What you should do –
Copy everything in the data below exactly except the pictures.
[start of Data excerpt]
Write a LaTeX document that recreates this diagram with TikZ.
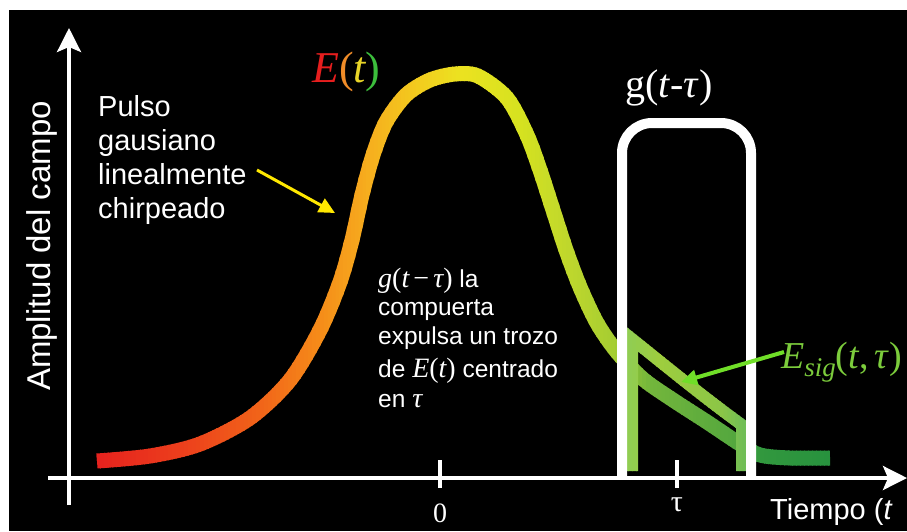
\RequirePackage{fix-cm}
\documentclass[tikz,border=0pt]{standalone}
\usepackage{fontspec}
\setmainfont{Liberation Sans}
\newfontfamily\seriff{Liberation Serif}
\usetikzlibrary{arrows.meta}
\definecolor{c1}{RGB}{228,28,30}
\definecolor{c2}{RGB}{236,62,28}
\definecolor{c3}{RGB}{241,100,25}
\definecolor{c4}{RGB}{245,140,25}
\definecolor{c5}{RGB}{246,175,30}
\definecolor{c6}{RGB}{242,205,30}
\definecolor{c7}{RGB}{236,226,32}
\definecolor{c8}{RGB}{214,226,32}
\definecolor{c9}{RGB}{190,215,45}
\definecolor{c10}{RGB}{165,205,50}
\definecolor{c11}{RGB}{115,182,60}
\definecolor{c12}{RGB}{82,166,62}
\definecolor{c13}{RGB}{50,152,62}
\definecolor{c14}{RGB}{38,145,62}
\definecolor{s1}{RGB}{140,205,88}
\definecolor{s2}{RGB}{158,205,62}
\definecolor{s3}{RGB}{140,198,70}
\definecolor{s4}{RGB}{105,188,90}
\definecolor{esigc}{RGB}{124,204,60}
\definecolor{arrg}{RGB}{112,222,40}
\definecolor{arry}{RGB}{255,232,0}
\definecolor{ecol1}{RGB}{230,30,30}
\definecolor{ecol2}{RGB}{240,140,40}
\definecolor{ecol3}{RGB}{232,212,40}
\definecolor{ecol4}{RGB}{60,190,60}
\newcommand\mvar[1]{{\seriff\fontsize{28}{28}\selectfont\itshape #1}}
\newcommand\mup[1]{{\seriff\fontsize{28}{28}\selectfont #1}}
\tikzset{
  axisline/.style={white, line width=3.5},
  bigtxt/.style={white, inner sep=0pt, font=\fontsize{29}{34}\selectfont},
  midtxt/.style={white, inner sep=0pt, font=\fontsize{24.5}{28}\selectfont},
}
\begin{document}
\begin{tikzpicture}[x=1pt,y=-1pt]
\useasboundingbox (0,0) rectangle (907,531);
\fill[white] (0,0) rectangle (907,531);
\fill[black] (9,10) rectangle (907,531);

% main pulse E(t), gradient along x
\path[save path=\mainp] plot[smooth, tension=0.5] coordinates {
 (97,461) (150,456) (200,444) (250,418) (290,380) (320,330) (340,282)
 (352,240) (362,195) (373,155) (386,122) (406,95) (430,80) (455,74) (478,76)
 (507,98) (527,135) (540,170) (553,210) (566,250) (580,287) (597,323)
 (617,352) (643,379) (673,400) (707,422) (740,444) (760,455) (790,458) (830,458)};
\foreach \xa/\xb/\ca/\cb in {80/180/c1/c2, 180/260/c2/c3, 260/320/c3/c4,
  320/370/c4/c5, 370/420/c5/c6, 420/460/c6/c7, 460/520/c7/c8, 520/570/c8/c9,
  570/615/c9/c10, 615/650/c10/c11, 650/740/c11/c12, 740/760/c12/c13, 760/840/c13/c14}{
  \pgfmathsetmacro\n{int(ceil((\xb-\xa)/4))}
  \foreach \k in {1,...,\n}{
    \pgfmathsetmacro\xl{\xa+(\k-1)*(\xb-\xa)/\n}
    \pgfmathsetmacro\xr{\xa+\k*(\xb-\xa)/\n+0.8}
    \pgfmathsetmacro\p{int(100*(\k-0.5)/\n)}
    \colorlet{stripc}{\cb!\p!\ca}
    \begin{scope}
      \clip (\xl,0) rectangle (\xr,531);
      \draw[stripc, line width=15, use path=\mainp];
    \end{scope}
  }
}

% gated piece E_sig
\path[save path=\sigp] (632,471) -- (632,339) .. controls (662,363) and (702,396) .. (742,425) -- (742,471);
\foreach \xa/\xb/\ca/\cb in {620/660/s1/s2, 660/720/s2/s3, 720/750/s3/s4}{
  \pgfmathsetmacro\n{int(ceil((\xb-\xa)/4))}
  \foreach \k in {1,...,\n}{
    \pgfmathsetmacro\xl{\xa+(\k-1)*(\xb-\xa)/\n}
    \pgfmathsetmacro\xr{\xa+\k*(\xb-\xa)/\n+0.8}
    \pgfmathsetmacro\p{int(100*(\k-0.5)/\n)}
    \colorlet{stripc}{\cb!\p!\ca}
    \begin{scope}
      \clip (\xl,0) rectangle (\xr,531);
      \draw[stripc, line width=12, miter limit=10, use path=\sigp];
    \end{scope}
  }
}

% gate g(t-tau)
\draw[white, line width=10, rounded corners=30] (622,478) -- (622,123) -- (751,123) -- (751,478);

% axes
\draw[axisline, -{Stealth[length=24pt, width=24pt, inset=5pt]}] (69,505) -- (69,28);
\draw[axisline, -{Stealth[length=24pt, width=24pt, inset=5pt]}] (48,478) -- (907,478);
\draw[axisline] (440,460) -- (440,488);
\draw[axisline] (677,460) -- (677,488);

% labels
\node[white, inner sep=0pt, anchor=base, font=\seriff\fontsize{28}{28}\selectfont] (zero) at (440,522) {0};
\node[white, inner sep=0pt, anchor=base, font=\seriff\fontsize{30}{30}\selectfont] (tau) at (677,511) {τ};
\node[white, inner sep=0pt, anchor=base west, font=\fontsize{29}{34}\selectfont] (tiempo) at (770,519) {Tiempo (\textit{t}};
\node[white, inner sep=0pt, anchor=base, rotate=90, font=\fontsize{33}{36}\selectfont] (amp) at (50,246) {Amplitud del campo};

\node[bigtxt, anchor=base west] (p1) at (98,116) {Pulso};
\node[bigtxt, anchor=base west] (p2) at (98,150) {gausiano};
\node[bigtxt, anchor=base west] (p3) at (98,184) {linealmente};
\node[bigtxt, anchor=base west] (p4) at (98,218) {chirpeado};

\node[inner sep=0pt, anchor=base west, font=\seriff\fontsize{44}{44}\selectfont] (et) at (312,82)
  {\textcolor{ecol1}{\itshape E}\textcolor{ecol2}{(}\textcolor{ecol3}{\itshape t}\textcolor{ecol4}{)}};
\node[white, inner sep=0pt, anchor=base west, font=\seriff\fontsize{40}{40}\selectfont] (gt) at (625,97)
  {g(\textit{t}-\textit{τ})};
\node[esigc, inner sep=0pt, anchor=base west, font=\seriff\fontsize{38}{38}\selectfont] (esig) at (781,368)
  {\textit{E}\raisebox{-8pt}{\fontsize{27}{27}\selectfont\itshape sig}(\textit{t},\,\textit{τ})};

\node[midtxt, anchor=base west] (m1) at (378,287) {\mvar{g}\mup{(}\mvar{t}\,\mup{−}\,\mvar{τ}\mup{)} la};
\node[midtxt, anchor=base west] (m2) at (378,315) {compuerta};
\node[midtxt, anchor=base west] (m3) at (378,344) {expulsa un trozo};
\node[midtxt, anchor=base west] (m4) at (378,377) {de \mvar{E}\mup{(}\mvar{t}\mup{)} centrado};
\node[midtxt, anchor=base west] (m5) at (378,407) {en \mvar{τ}};

% pointer arrows
\coordinate (ys) at (257,170);
\coordinate (ye) at (335,213);
\draw[arry, line width=3, -{Triangle[length=16pt, width=15pt]}] (ys) -- (ye);
\coordinate (gs) at (784,352);
\coordinate (ge) at (681,382);
\draw[arrg, line width=4, -{Triangle[length=16pt, width=15pt]}] (gs) -- (ge);
\end{tikzpicture}
\end{document}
[end of Data excerpt]
Written answer –
Write a LaTeX document that recreates this diagram with TikZ.
\RequirePackage{fix-cm}
\documentclass[tikz,border=0pt]{standalone}
\usepackage{fontspec}
\setmainfont{Liberation Sans}
\newfontfamily\seriff{Liberation Serif}
\usetikzlibrary{arrows.meta}
\definecolor{c1}{RGB}{228,28,30}
\definecolor{c2}{RGB}{236,62,28}
\definecolor{c3}{RGB}{241,100,25}
\definecolor{c4}{RGB}{245,140,25}
\definecolor{c5}{RGB}{246,175,30}
\definecolor{c6}{RGB}{242,205,30}
\definecolor{c7}{RGB}{236,226,32}
\definecolor{c8}{RGB}{214,226,32}
\definecolor{c9}{RGB}{190,215,45}
\definecolor{c10}{RGB}{165,205,50}
\definecolor{c11}{RGB}{115,182,60}
\definecolor{c12}{RGB}{82,166,62}
\definecolor{c13}{RGB}{50,152,62}
\definecolor{c14}{RGB}{38,145,62}
\definecolor{s1}{RGB}{140,205,88}
\definecolor{s2}{RGB}{158,205,62}
\definecolor{s3}{RGB}{140,198,70}
\definecolor{s4}{RGB}{105,188,90}
\definecolor{esigc}{RGB}{124,204,60}
\definecolor{arrg}{RGB}{112,222,40}
\definecolor{arry}{RGB}{255,232,0}
\definecolor{ecol1}{RGB}{230,30,30}
\definecolor{ecol2}{RGB}{240,140,40}
\definecolor{ecol3}{RGB}{232,212,40}
\definecolor{ecol4}{RGB}{60,190,60}
\newcommand\mvar[1]{{\seriff\fontsize{28}{28}\selectfont\itshape #1}}
\newcommand\mup[1]{{\seriff\fontsize{28}{28}\selectfont #1}}
\tikzset{
  axisline/.style={white, line width=3.5},
  bigtxt/.style={white, inner sep=0pt, font=\fontsize{29}{34}\selectfont},
  midtxt/.style={white, inner sep=0pt, font=\fontsize{24.5}{28}\selectfont},
}
\begin{document}
\begin{tikzpicture}[x=1pt,y=-1pt]
\useasboundingbox (0,0) rectangle (907,531);
\fill[white] (0,0) rectangle (907,531);
\fill[black] (9,10) rectangle (907,531);

% main pulse E(t), gradient along x
\path[save path=\mainp] plot[smooth, tension=0.5] coordinates {
 (97,461) (150,456) (200,444) (250,418) (290,380) (320,330) (340,282)
 (352,240) (362,195) (373,155) (386,122) (406,95) (430,80) (455,74) (478,76)
 (507,98) (527,135) (540,170) (553,210) (566,250) (580,287) (597,323)
 (617,352) (643,379) (673,400) (707,422) (740,444) (760,455) (790,458) (830,458)};
\foreach \xa/\xb/\ca/\cb in {80/180/c1/c2, 180/260/c2/c3, 260/320/c3/c4,
  320/370/c4/c5, 370/420/c5/c6, 420/460/c6/c7, 460/520/c7/c8, 520/570/c8/c9,
  570/615/c9/c10, 615/650/c10/c11, 650/740/c11/c12, 740/760/c12/c13, 760/840/c13/c14}{
  \pgfmathsetmacro\n{int(ceil((\xb-\xa)/4))}
  \foreach \k in {1,...,\n}{
    \pgfmathsetmacro\xl{\xa+(\k-1)*(\xb-\xa)/\n}
    \pgfmathsetmacro\xr{\xa+\k*(\xb-\xa)/\n+0.8}
    \pgfmathsetmacro\p{int(100*(\k-0.5)/\n)}
    \colorlet{stripc}{\cb!\p!\ca}
    \begin{scope}
      \clip (\xl,0) rectangle (\xr,531);
      \draw[stripc, line width=15, use path=\mainp];
    \end{scope}
  }
}

% gated piece E_sig
\path[save path=\sigp] (632,471) -- (632,339) .. controls (662,363) and (702,396) .. (742,425) -- (742,471);
\foreach \xa/\xb/\ca/\cb in {620/660/s1/s2, 660/720/s2/s3, 720/750/s3/s4}{
  \pgfmathsetmacro\n{int(ceil((\xb-\xa)/4))}
  \foreach \k in {1,...,\n}{
    \pgfmathsetmacro\xl{\xa+(\k-1)*(\xb-\xa)/\n}
    \pgfmathsetmacro\xr{\xa+\k*(\xb-\xa)/\n+0.8}
    \pgfmathsetmacro\p{int(100*(\k-0.5)/\n)}
    \colorlet{stripc}{\cb!\p!\ca}
    \begin{scope}
      \clip (\xl,0) rectangle (\xr,531);
      \draw[stripc, line width=12, miter limit=10, use path=\sigp];
    \end{scope}
  }
}

% gate g(t-tau)
\draw[white, line width=10, rounded corners=30] (622,478) -- (622,123) -- (751,123) -- (751,478);

% axes
\draw[axisline, -{Stealth[length=24pt, width=24pt, inset=5pt]}] (69,505) -- (69,28);
\draw[axisline, -{Stealth[length=24pt, width=24pt, inset=5pt]}] (48,478) -- (907,478);
\draw[axisline] (440,460) -- (440,488);
\draw[axisline] (677,460) -- (677,488);

% labels
\node[white, inner sep=0pt, anchor=base, font=\seriff\fontsize{28}{28}\selectfont] (zero) at (440,522) {0};
\node[white, inner sep=0pt, anchor=base, font=\seriff\fontsize{30}{30}\selectfont] (tau) at (677,511) {τ};
\node[white, inner sep=0pt, anchor=base west, font=\fontsize{29}{34}\selectfont] (tiempo) at (770,519) {Tiempo (\textit{t}};
\node[white, inner sep=0pt, anchor=base, rotate=90, font=\fontsize{33}{36}\selectfont] (amp) at (50,246) {Amplitud del campo};

\node[bigtxt, anchor=base west] (p1) at (98,116) {Pulso};
\node[bigtxt, anchor=base west] (p2) at (98,150) {gausiano};
\node[bigtxt, anchor=base west] (p3) at (98,184) {linealmente};
\node[bigtxt, anchor=base west] (p4) at (98,218) {chirpeado};

\node[inner sep=0pt, anchor=base west, font=\seriff\fontsize{44}{44}\selectfont] (et) at (312,82)
  {\textcolor{ecol1}{\itshape E}\textcolor{ecol2}{(}\textcolor{ecol3}{\itshape t}\textcolor{ecol4}{)}};
\node[white, inner sep=0pt, anchor=base west, font=\seriff\fontsize{40}{40}\selectfont] (gt) at (625,97)
  {g(\textit{t}-\textit{τ})};
\node[esigc, inner sep=0pt, anchor=base west, font=\seriff\fontsize{38}{38}\selectfont] (esig) at (781,368)
  {\textit{E}\raisebox{-8pt}{\fontsize{27}{27}\selectfont\itshape sig}(\textit{t},\,\textit{τ})};

\node[midtxt, anchor=base west] (m1) at (378,287) {\mvar{g}\mup{(}\mvar{t}\,\mup{−}\,\mvar{τ}\mup{)} la};
\node[midtxt, anchor=base west] (m2) at (378,315) {compuerta};
\node[midtxt, anchor=base west] (m3) at (378,344) {expulsa un trozo};
\node[midtxt, anchor=base west] (m4) at (378,377) {de \mvar{E}\mup{(}\mvar{t}\mup{)} centrado};
\node[midtxt, anchor=base west] (m5) at (378,407) {en \mvar{τ}};

% pointer arrows
\coordinate (ys) at (257,170);
\coordinate (ye) at (335,213);
\draw[arry, line width=3, -{Triangle[length=16pt, width=15pt]}] (ys) -- (ye);
\coordinate (gs) at (784,352);
\coordinate (ge) at (681,382);
\draw[arrg, line width=4, -{Triangle[length=16pt, width=15pt]}] (gs) -- (ge);
\end{tikzpicture}
\end{document}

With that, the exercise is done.